Fed cuts interest rate by half-point

Associated Press

WASHINGTON ­ The Federal Reserve, worried about the sputtering economy, cut a key interest rate by a half-point on today, marking its first rate reduction this year.

After a closed-door meeting, the Federal Open Market Committee, the Fed's top policy-setting group, voted 12-0 to lower its target for the federal funds rate to 1.25 percent. The funds rate is the interest banks charge each other on overnight loans and is the Fed's main lever for influencing the economy.

"Today's additional monetary easing should prove helpful as the economy works its way through this current soft spot," the Fed said in a statement.

The rate cut had been widely expected, but many analysts believed it would be only a smaller quarter-point move. In its statement, the central bank emphasized concerns about the economic recovery amid rising worries about how a possible war with Iraq would affect consumer and business confidence.

"Incoming economic data have tended to confirm that greater uncertainty, in part attributable to heightened geopolitical risks, is currently inhibiting spending, production and employment," the Fed said.

Commercial banks' prime lending rate ­ the benchmark for many consumer and business loans ­ moves in lockstep with the funds rate. As a result of the Fed's decision, many banks were expected to announce a similar half-point reduction, lowering the prime rate to 4.25 percent, which would be its lowest rate since May 1959.

By lowering short-term interest rates, Fed policy-makers hope to motivate consumers to spend more and businesses to ramp up investment, something that would boost economic growth.

Some private economists question whether today's rate cut will have the desired impact given the Fed has kept borrowing costs at very low levels all year long. But other analysts believe the rate reduction will at least bolster consumer and business confidence as well as help lift spirits on Wall Street.

Before today's action, the federal funds rate hadn't changed since Dec. 11. That marked the Fed's 11th rate cut in 2001, a year in which the central bank moved aggressively to try and rescue the country from its first recession in a decade and cushion the economic shocks from the terrorist attacks.

Last year, the Fed cut rates by a half-point eight times, using these larger reductions to signal its sense of urgency about the economy. Three of the half-point moves came in the weeks immediately following the Sept. 11 terrorist attacks.

The latest Fed rate reduction comes amid fears among private economists that the economic recovery ­ which has been advancing in fits and starts all year ­ may be in danger of stalling.

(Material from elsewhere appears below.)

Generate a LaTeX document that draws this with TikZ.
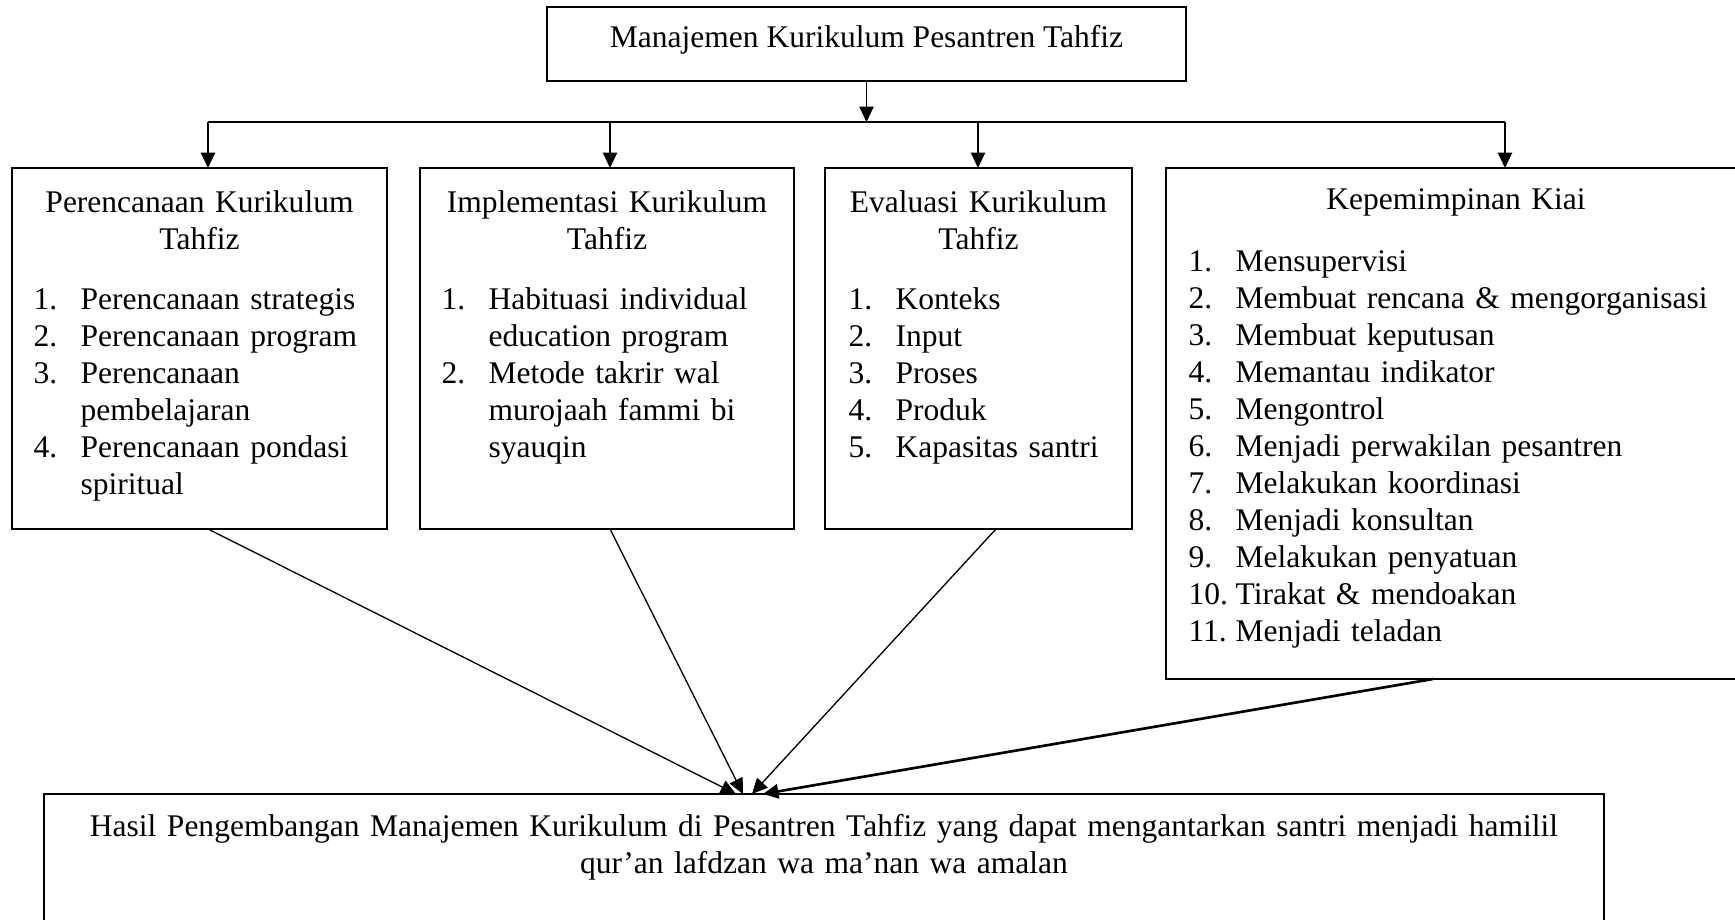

Many forecasters say economic growth in the current October-December quarter could slow to just a 1 percent pace, down from a 3.1 percent growth rate in the third quarter.

While the Fed's half-point move was double what many analysts had been expecting, the central bank did send a strong signal that further rate cuts may not be needed.

In the portion of the Fed's statement that deals with future actions, the Fed said that it now believes that risks to the economy in coming months are equally balanced between inflation and slower growth.

In August, the Fed had changed its policy stance to one indicating that the greatest risk to the economy was economic weakness.

Among the string of weak economic reports, the government reported Friday that the jobless rate climbed to 5.7 percent in October and the number of people looking for work but unable to find it rose by 100,000 to 8.2 million. And, another report on the same day showed manufacturing ­ the weakest link in the economic recovery ­ contracting in October for the second straight month.

A key factor in projections for a weak fourth quarter is the belief that consumers who have been carrying the economy all year are slowing their spending.

Consumers, whose spending accounts for two-thirds of all economic activity in the United States, have turned more cautious amid the turbulent stock market, sinking confidence in the economy and a sluggish job market.

Even as retail sales slowed, low mortgage rates have made for brisk sales of homes, which are on track to set new records this year.

Meanwhile, businesses, whose profits took a hit during the recession and have yet to fully recover, have been reluctant to make big commitments to hiring and capital investment, forces restraining the recovery.